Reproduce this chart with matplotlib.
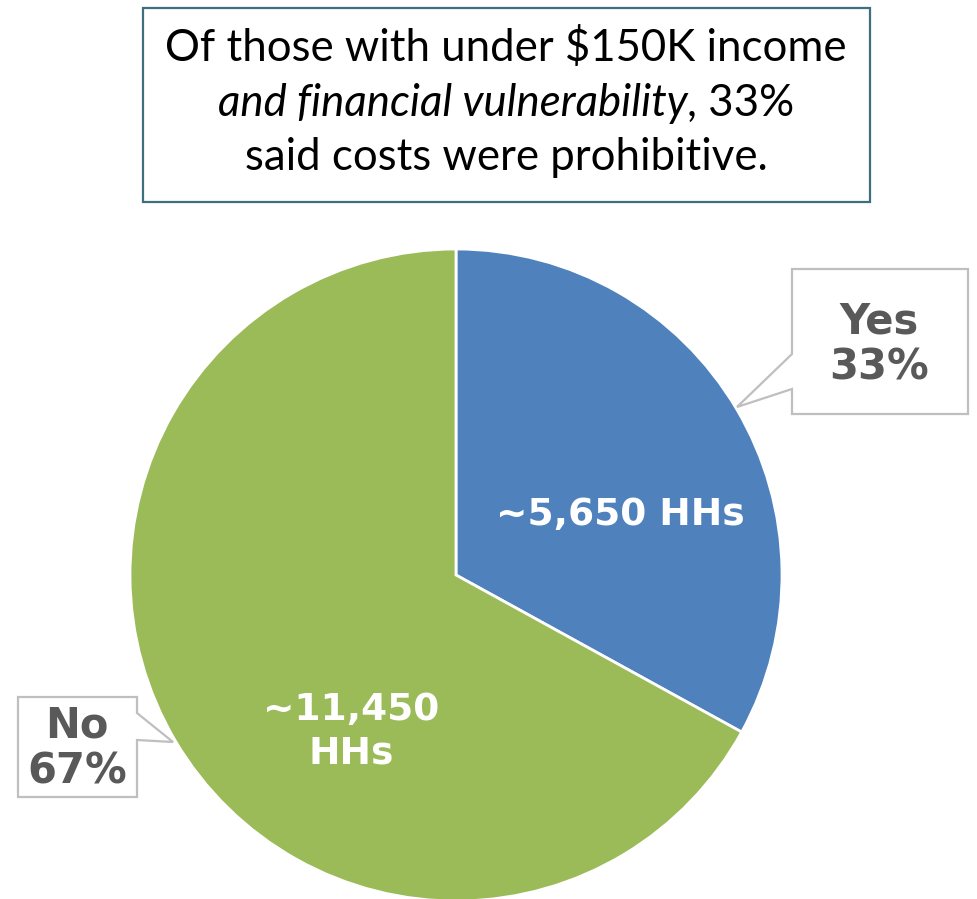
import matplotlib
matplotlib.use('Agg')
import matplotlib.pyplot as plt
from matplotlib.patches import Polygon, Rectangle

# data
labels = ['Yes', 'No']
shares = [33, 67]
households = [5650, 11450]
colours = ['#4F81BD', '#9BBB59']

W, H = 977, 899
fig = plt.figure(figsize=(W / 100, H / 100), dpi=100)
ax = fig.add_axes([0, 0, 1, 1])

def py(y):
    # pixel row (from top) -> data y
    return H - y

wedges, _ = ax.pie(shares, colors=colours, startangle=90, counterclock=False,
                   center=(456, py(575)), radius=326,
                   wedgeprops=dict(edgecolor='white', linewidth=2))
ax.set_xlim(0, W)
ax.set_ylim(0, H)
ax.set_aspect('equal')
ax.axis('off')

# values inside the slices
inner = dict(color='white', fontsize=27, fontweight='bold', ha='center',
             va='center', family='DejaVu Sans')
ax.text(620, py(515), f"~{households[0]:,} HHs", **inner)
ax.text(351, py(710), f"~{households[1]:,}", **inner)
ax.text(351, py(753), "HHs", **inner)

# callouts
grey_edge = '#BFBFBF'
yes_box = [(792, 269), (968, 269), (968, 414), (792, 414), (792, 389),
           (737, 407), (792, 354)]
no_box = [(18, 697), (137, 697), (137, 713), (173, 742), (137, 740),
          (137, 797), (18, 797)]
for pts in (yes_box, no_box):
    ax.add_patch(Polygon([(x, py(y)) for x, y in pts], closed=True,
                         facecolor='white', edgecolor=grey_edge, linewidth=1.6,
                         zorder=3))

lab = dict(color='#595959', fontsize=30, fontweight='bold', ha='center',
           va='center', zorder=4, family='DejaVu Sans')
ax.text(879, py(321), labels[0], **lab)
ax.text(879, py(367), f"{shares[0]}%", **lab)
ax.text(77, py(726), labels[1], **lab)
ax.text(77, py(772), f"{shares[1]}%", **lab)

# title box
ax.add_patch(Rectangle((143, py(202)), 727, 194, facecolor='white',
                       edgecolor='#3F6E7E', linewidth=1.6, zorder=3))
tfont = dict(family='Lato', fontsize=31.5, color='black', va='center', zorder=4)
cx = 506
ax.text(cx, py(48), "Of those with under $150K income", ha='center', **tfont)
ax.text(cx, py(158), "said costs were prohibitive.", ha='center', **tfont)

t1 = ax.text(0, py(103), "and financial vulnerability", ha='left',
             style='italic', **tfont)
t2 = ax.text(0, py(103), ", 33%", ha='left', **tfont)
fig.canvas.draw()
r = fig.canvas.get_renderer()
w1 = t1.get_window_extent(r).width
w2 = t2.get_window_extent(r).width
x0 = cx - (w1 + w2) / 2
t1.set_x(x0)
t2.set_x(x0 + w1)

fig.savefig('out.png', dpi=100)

EXERCISE PROMPT:
Leave out any pictures, please, and quote only the lines from the top of the data through the line that contains "return H - y".

SOLUTION BELOW:
Reproduce this chart with matplotlib.
import matplotlib
matplotlib.use('Agg')
import matplotlib.pyplot as plt
from matplotlib.patches import Polygon, Rectangle

# data
labels = ['Yes', 'No']
shares = [33, 67]
households = [5650, 11450]
colours = ['#4F81BD', '#9BBB59']

W, H = 977, 899
fig = plt.figure(figsize=(W / 100, H / 100), dpi=100)
ax = fig.add_axes([0, 0, 1, 1])

def py(y):
    # pixel row (from top) -> data y
    return H - y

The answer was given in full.